The Ring of Fire

Earl Blinkhorn

Publisher: Trafford Pages: 260 Price: (paperback) $21.95 ISBN: 9781412021708 Reviewed: May, 2012 Author Website: Visit »

Earl F. Blinkhorn’s natural disaster thriller is about a sequence of catastrophic earthquakes and volcanic eruptions around the Pacific Ring of Fire.
Reminiscent tonally of the disaster movies of the 1970s (The Swarm, Earthquake, The Towering Inferno, etc.), the novel revolves around Paul Davies, the head of Earth Sciences for the Geological Survey of Canada and arguably the world’s most knowledgeable scientist in the fields of geology and volcanology.

Separated from his emotionally unstable and quite possibly deranged wife — a fellow geologist who lives and works in America — Davies becomes romantically involved with a co-worker, seismologist Loren Jessaume, as he tries to not only make sense of the increased tectonic and volcanic activity throughout the Cascadia Subduction Zone but also to save the lives of millions of people living in the region (the west coast of North America).
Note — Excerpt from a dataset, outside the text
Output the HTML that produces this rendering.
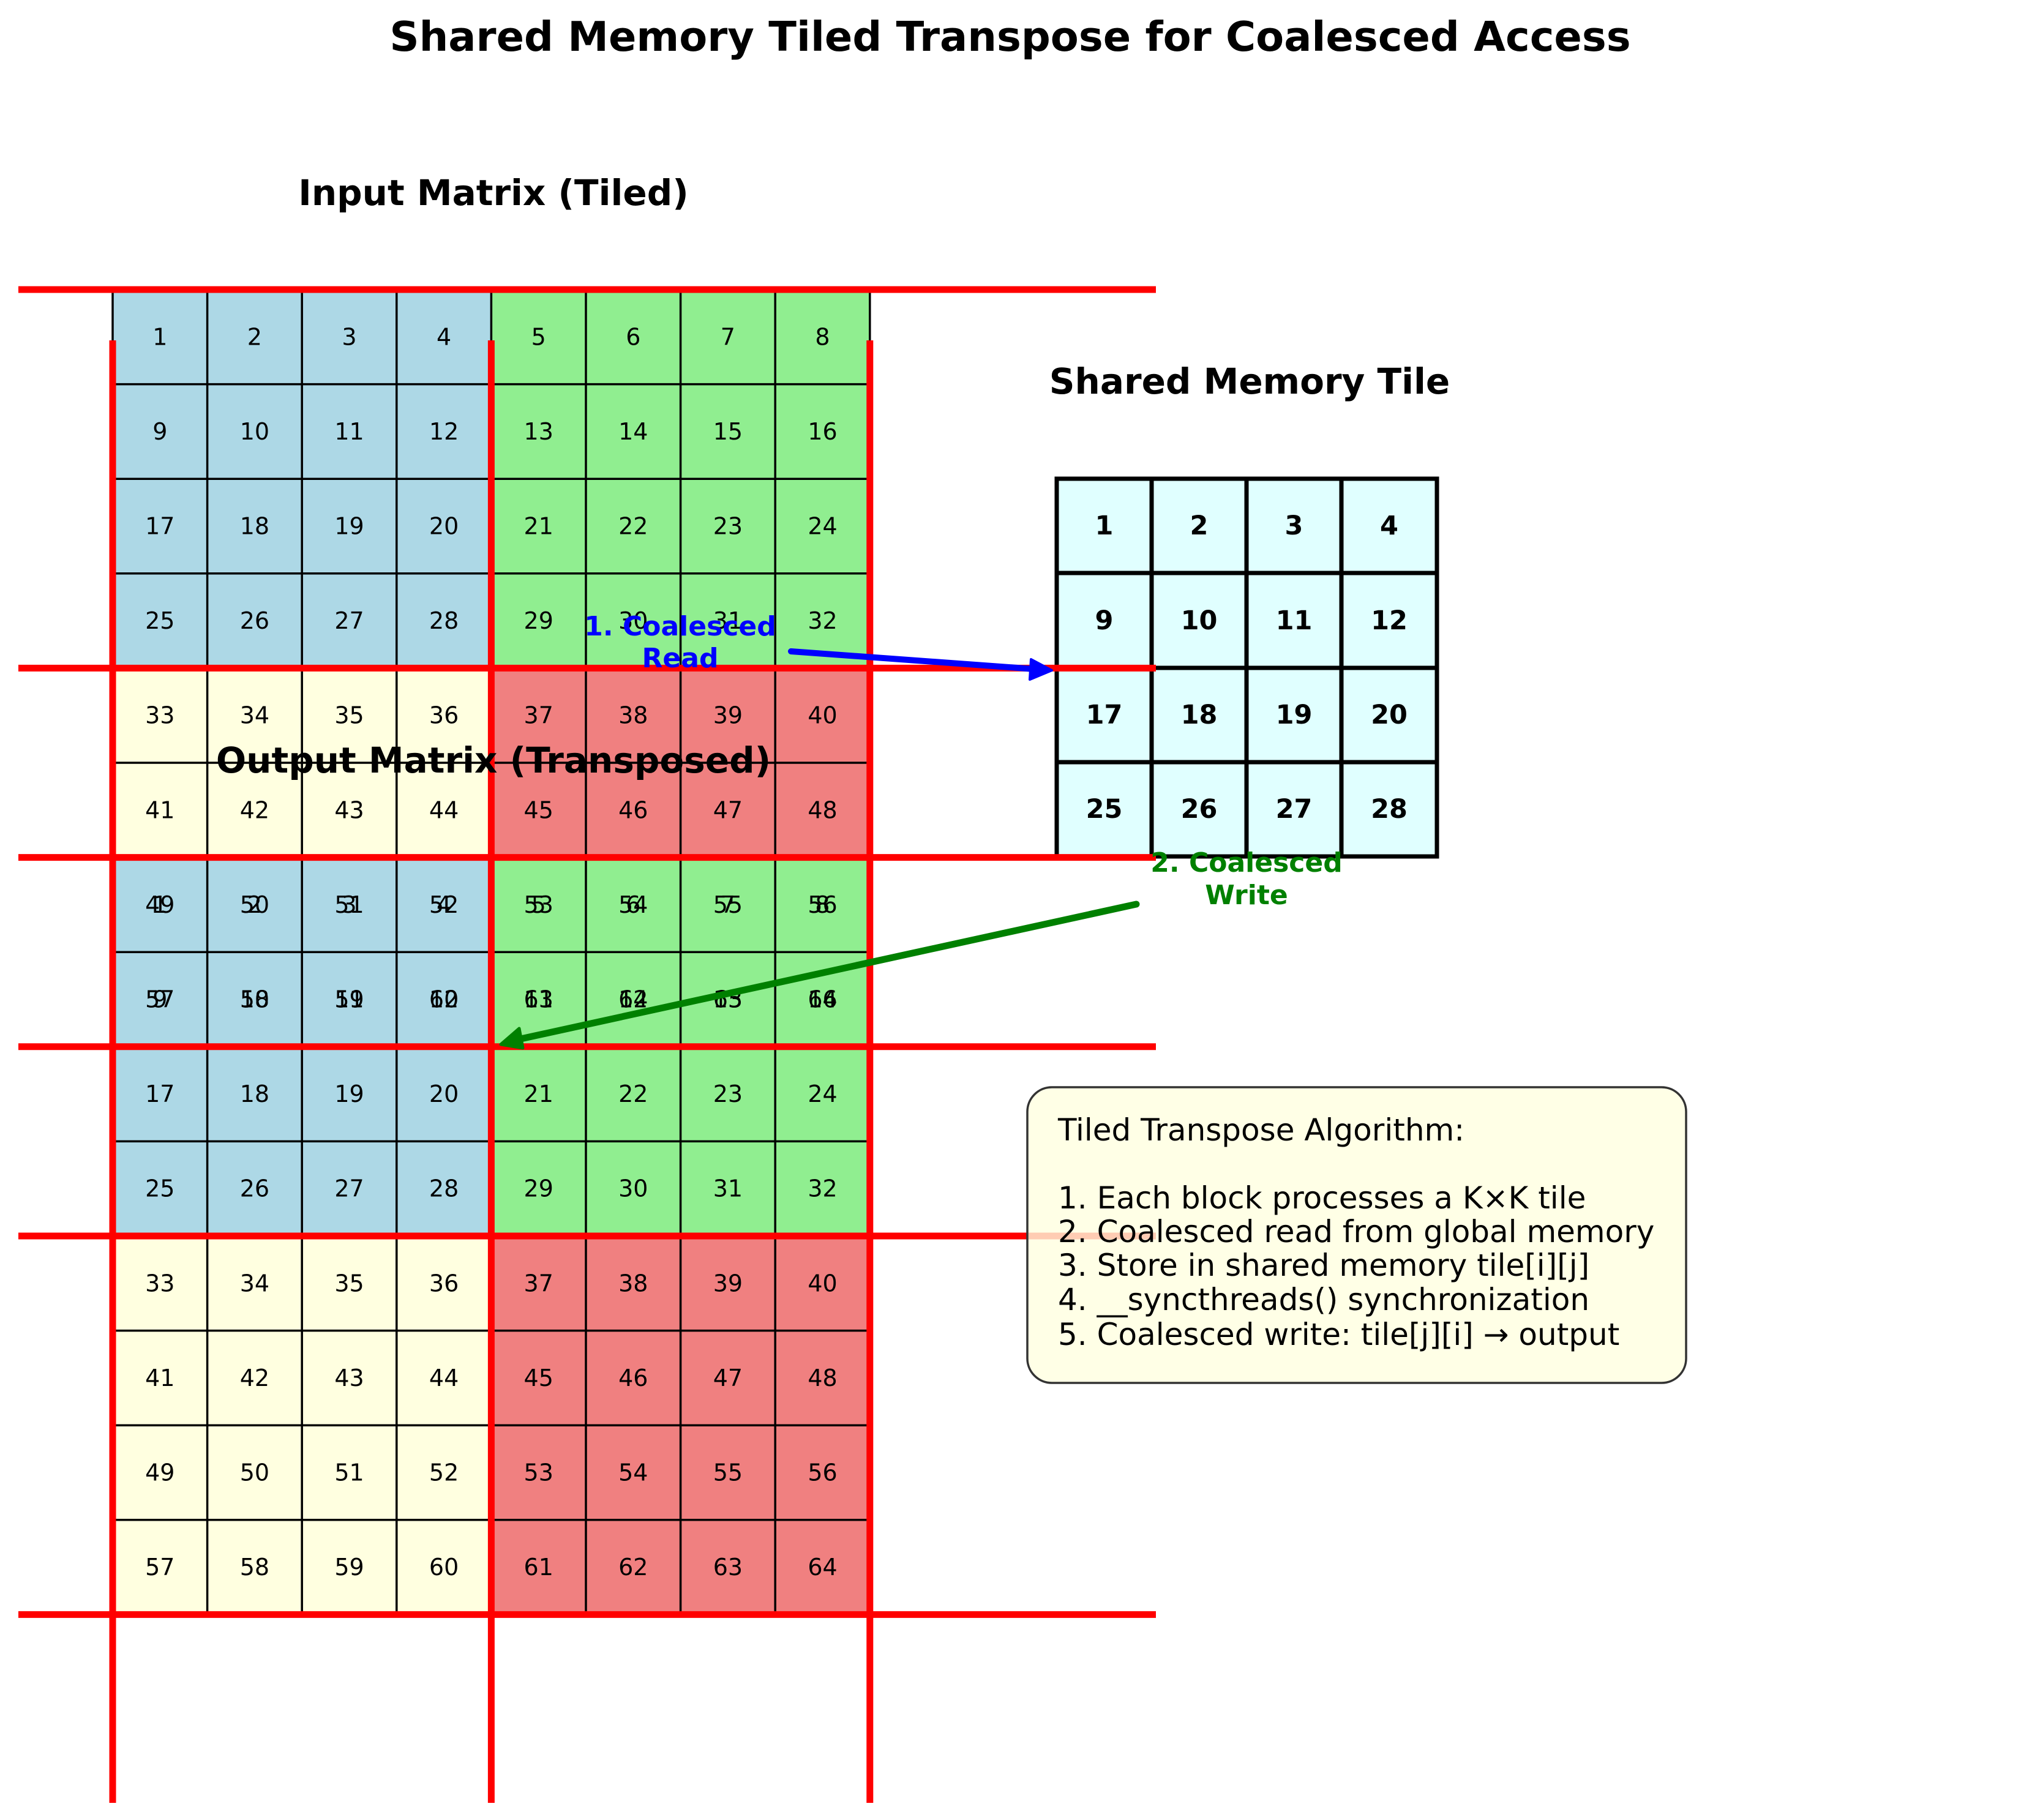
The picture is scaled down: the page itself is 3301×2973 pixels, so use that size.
<!DOCTYPE html>
<html><head><meta charset="utf-8">
<style>
html,body{margin:0;padding:0;background:#fff;}
svg{display:block;}
text{font-family:"DejaVu Sans","Liberation Sans",sans-serif;}
.n{font-size:38px;text-anchor:middle;dominant-baseline:central;fill:#000;}
.b{font-size:43px;font-weight:bold;text-anchor:middle;dominant-baseline:central;fill:#000;}
</style></head>
<body>
<svg width="3301" height="2973" viewBox="0 0 3301 2973" xmlns="http://www.w3.org/2000/svg">
<rect x="184" y="473" width="618.4" height="618.4" fill="#add8e6"/>
<rect x="802.4" y="473" width="618.4" height="618.4" fill="#90ee90"/>
<rect x="184" y="1091.4" width="618.4" height="618.4" fill="#ffffe0"/>
<rect x="802.4" y="1091.4" width="618.4" height="618.4" fill="#f08080"/>
<g stroke="#000" stroke-width="3.5">
<path d="M184 473V1709.8M338.6 473V1709.8M493.2 473V1709.8M647.8 473V1709.8M802.4 473V1709.8M957 473V1709.8M1111.6 473V1709.8M1266.2 473V1709.8M1420.8 473V1709.8"/>
<path d="M184 473H1420.8M184 627.6H1420.8M184 782.2H1420.8M184 936.8H1420.8M184 1091.4H1420.8M184 1246H1420.8M184 1400.6H1420.8M184 1555.2H1420.8M184 1709.8H1420.8"/>
</g>
<rect x="184" y="1400.6" width="618.4" height="618.4" fill="#add8e6"/>
<rect x="802.4" y="1400.6" width="618.4" height="618.4" fill="#90ee90"/>
<rect x="184" y="2019" width="618.4" height="618.4" fill="#ffffe0"/>
<rect x="802.4" y="2019" width="618.4" height="618.4" fill="#f08080"/>
<g stroke="#000" stroke-width="3.5">
<path d="M184 1400.6V2637.4M338.6 1400.6V2637.4M493.2 1400.6V2637.4M647.8 1400.6V2637.4M802.4 1400.6V2637.4M957 1400.6V2637.4M1111.6 1400.6V2637.4M1266.2 1400.6V2637.4M1420.8 1400.6V2637.4"/>
<path d="M184 1400.6H1420.8M184 1555.2H1420.8M184 1709.8H1420.8M184 1864.4H1420.8M184 2019H1420.8M184 2173.6H1420.8M184 2328.2H1420.8M184 2482.8H1420.8M184 2637.4H1420.8"/>
</g>
<g class="n">
<g transform="translate(0,550.3)"><text class="n" x="261.3">1</text><text class="n" x="415.9">2</text><text class="n" x="570.5">3</text><text class="n" x="725.1">4</text><text class="n" x="879.7">5</text><text class="n" x="1034.3">6</text><text class="n" x="1188.9">7</text><text class="n" x="1343.5">8</text></g>
<g transform="translate(0,704.9)"><text class="n" x="261.3">9</text><text class="n" x="415.9">10</text><text class="n" x="570.5">11</text><text class="n" x="725.1">12</text><text class="n" x="879.7">13</text><text class="n" x="1034.3">14</text><text class="n" x="1188.9">15</text><text class="n" x="1343.5">16</text></g>
<g transform="translate(0,859.5)"><text class="n" x="261.3">17</text><text class="n" x="415.9">18</text><text class="n" x="570.5">19</text><text class="n" x="725.1">20</text><text class="n" x="879.7">21</text><text class="n" x="1034.3">22</text><text class="n" x="1188.9">23</text><text class="n" x="1343.5">24</text></g>
<g transform="translate(0,1014.1)"><text class="n" x="261.3">25</text><text class="n" x="415.9">26</text><text class="n" x="570.5">27</text><text class="n" x="725.1">28</text><text class="n" x="879.7">29</text><text class="n" x="1034.3">30</text><text class="n" x="1188.9">31</text><text class="n" x="1343.5">32</text></g>
<g transform="translate(0,1168.7)"><text class="n" x="261.3">33</text><text class="n" x="415.9">34</text><text class="n" x="570.5">35</text><text class="n" x="725.1">36</text><text class="n" x="879.7">37</text><text class="n" x="1034.3">38</text><text class="n" x="1188.9">39</text><text class="n" x="1343.5">40</text></g>
<g transform="translate(0,1323.3)"><text class="n" x="261.3">41</text><text class="n" x="415.9">42</text><text class="n" x="570.5">43</text><text class="n" x="725.1">44</text><text class="n" x="879.7">45</text><text class="n" x="1034.3">46</text><text class="n" x="1188.9">47</text><text class="n" x="1343.5">48</text></g>
<g transform="translate(0,1477.9)"><text class="n" x="261.3">49</text><text class="n" x="415.9">50</text><text class="n" x="570.5">51</text><text class="n" x="725.1">52</text><text class="n" x="879.7">53</text><text class="n" x="1034.3">54</text><text class="n" x="1188.9">55</text><text class="n" x="1343.5">56</text></g>
<g transform="translate(0,1632.5)"><text class="n" x="261.3">57</text><text class="n" x="415.9">58</text><text class="n" x="570.5">59</text><text class="n" x="725.1">60</text><text class="n" x="879.7">61</text><text class="n" x="1034.3">62</text><text class="n" x="1188.9">63</text><text class="n" x="1343.5">64</text></g>
<g transform="translate(0,1477.9)"><text class="n" x="261.3">1</text><text class="n" x="415.9">2</text><text class="n" x="570.5">3</text><text class="n" x="725.1">4</text><text class="n" x="879.7">5</text><text class="n" x="1034.3">6</text><text class="n" x="1188.9">7</text><text class="n" x="1343.5">8</text></g>
<g transform="translate(0,1632.5)"><text class="n" x="261.3">9</text><text class="n" x="415.9">10</text><text class="n" x="570.5">11</text><text class="n" x="725.1">12</text><text class="n" x="879.7">13</text><text class="n" x="1034.3">14</text><text class="n" x="1188.9">15</text><text class="n" x="1343.5">16</text></g>
<g transform="translate(0,1787.1)"><text class="n" x="261.3">17</text><text class="n" x="415.9">18</text><text class="n" x="570.5">19</text><text class="n" x="725.1">20</text><text class="n" x="879.7">21</text><text class="n" x="1034.3">22</text><text class="n" x="1188.9">23</text><text class="n" x="1343.5">24</text></g>
<g transform="translate(0,1941.7)"><text class="n" x="261.3">25</text><text class="n" x="415.9">26</text><text class="n" x="570.5">27</text><text class="n" x="725.1">28</text><text class="n" x="879.7">29</text><text class="n" x="1034.3">30</text><text class="n" x="1188.9">31</text><text class="n" x="1343.5">32</text></g>
<g transform="translate(0,2096.3)"><text class="n" x="261.3">33</text><text class="n" x="415.9">34</text><text class="n" x="570.5">35</text><text class="n" x="725.1">36</text><text class="n" x="879.7">37</text><text class="n" x="1034.3">38</text><text class="n" x="1188.9">39</text><text class="n" x="1343.5">40</text></g>
<g transform="translate(0,2250.9)"><text class="n" x="261.3">41</text><text class="n" x="415.9">42</text><text class="n" x="570.5">43</text><text class="n" x="725.1">44</text><text class="n" x="879.7">45</text><text class="n" x="1034.3">46</text><text class="n" x="1188.9">47</text><text class="n" x="1343.5">48</text></g>
<g transform="translate(0,2405.5)"><text class="n" x="261.3">49</text><text class="n" x="415.9">50</text><text class="n" x="570.5">51</text><text class="n" x="725.1">52</text><text class="n" x="879.7">53</text><text class="n" x="1034.3">54</text><text class="n" x="1188.9">55</text><text class="n" x="1343.5">56</text></g>
<g transform="translate(0,2560.1)"><text class="n" x="261.3">57</text><text class="n" x="415.9">58</text><text class="n" x="570.5">59</text><text class="n" x="725.1">60</text><text class="n" x="879.7">61</text><text class="n" x="1034.3">62</text><text class="n" x="1188.9">63</text><text class="n" x="1343.5">64</text></g>
</g>
<rect x="1726" y="782" width="621" height="617" fill="#e0ffff"/>
<g stroke="#000" stroke-width="7" fill="none">
<rect x="1726" y="782" width="621" height="617"/>
<path d="M1881 782V1399M2036 782V1399M2191 782V1399M1726 936H2347M1726 1091H2347M1726 1245H2347"/>
</g>
<g transform="translate(0,859)"><text class="b" x="1803.5">1</text><text class="b" x="1958.5">2</text><text class="b" x="2113.5">3</text><text class="b" x="2269">4</text></g>
<g transform="translate(0,1014)"><text class="b" x="1803.5">9</text><text class="b" x="1958.5">10</text><text class="b" x="2113.5">11</text><text class="b" x="2269">12</text></g>
<g transform="translate(0,1168)"><text class="b" x="1803.5">17</text><text class="b" x="1958.5">18</text><text class="b" x="2113.5">19</text><text class="b" x="2269">20</text></g>
<g transform="translate(0,1322)"><text class="b" x="1803.5">25</text><text class="b" x="1958.5">26</text><text class="b" x="2113.5">27</text><text class="b" x="2269">28</text></g>
<g stroke="#ff0000" stroke-width="11">
<path d="M30 473H1888M30 1091.4H1888M30 1400.6H1888M30 1709.8H1888M30 2019H1888M30 2637.4H1888"/>
<path d="M184 556V2945M802.4 556V2945M1420.8 556V2945"/>
</g>
<text x="1650" y="83" font-size="67" font-weight="bold" text-anchor="middle">Shared Memory Tiled Transpose for Coalesced Access</text>
<text x="806" y="335" font-size="58" font-weight="bold" text-anchor="middle">Input Matrix (Tiled)</text>
<text x="2041" y="643" font-size="58" font-weight="bold" text-anchor="middle">Shared Memory Tile</text>
<text x="806" y="1262" font-size="58" font-weight="bold" text-anchor="middle">Output Matrix (Transposed)</text>
<line x1="1292" y1="1064" x2="1690" y2="1093" stroke="#0000ff" stroke-width="10" stroke-linecap="round"/>
<polygon points="1718,1095 1684,1077 1682,1110" fill="#0000ff" stroke="#0000ff" stroke-width="4" stroke-linejoin="round"/>
<text x="1111" y="1038" font-size="44" font-weight="bold" text-anchor="middle" fill="#0000ff">1. Coalesced</text>
<text x="1111" y="1090" font-size="44" font-weight="bold" text-anchor="middle" fill="#0000ff">Read</text>
<line x1="1856" y1="1477" x2="846" y2="1698" stroke="#008000" stroke-width="11" stroke-linecap="round"/>
<polygon points="818,1706 848,1680 854,1712" fill="#008000" stroke="#008000" stroke-width="5" stroke-linejoin="round"/>
<text x="2036" y="1424" font-size="44" font-weight="bold" text-anchor="middle" fill="#008000">2. Coalesced</text>
<text x="2036" y="1477" font-size="44" font-weight="bold" text-anchor="middle" fill="#008000">Write</text>
<rect x="1678" y="1776" width="1076" height="483" rx="40" ry="40" fill="#ffffe0" fill-opacity="0.8" stroke="#333" stroke-width="3.5"/>
<g font-size="50" fill="#000">
<text x="1728" y="1863">Tiled Transpose Algorithm:</text>
<text x="1728" y="1974">1. Each block processes a K×K tile</text>
<text x="1728" y="2029">2. Coalesced read from global memory</text>
<text x="1728" y="2084">3. Store in shared memory tile[i][j]</text>
<text x="1728" y="2140">4. __syncthreads() synchronization</text>
<text x="1728" y="2197">5. Coalesced write: tile[j][i] → output</text>
</g>
</svg>
</body></html>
The focus soon shifts from an unfolding global disaster to the sexual antics of Davies and Jessaume and an outlandish subplot involving Davies’ wife, who turns out to be a mass murderess with connections to the sexual slave trade.

The Ring of Fire is a novel of odd extremes. The author’s writing style is unfortunately careless: the narrative voice inexplicably moves from first-person to third-person throughout, grammatical errors abound, and there are numerous unwieldy scientific infodumps that read like encyclopedia entries that have been dropped into the storyline. Although the narrative verges on being unreadable at points because of the aforementioned flaws, Blinkhorn excels in an area that many writers struggle with: character development.

Blinkhorn creates a duo of three-dimensional protagonists that are undeniably realistic. Unfortunately, these characters aren’t exactly endearing — they rut like hormonal teenagers while the world literally crumbles around them. As a result, those who make the effort to read this novel to its conclusion will find themselves indifferent about the characters, however well-drawn, and their struggles.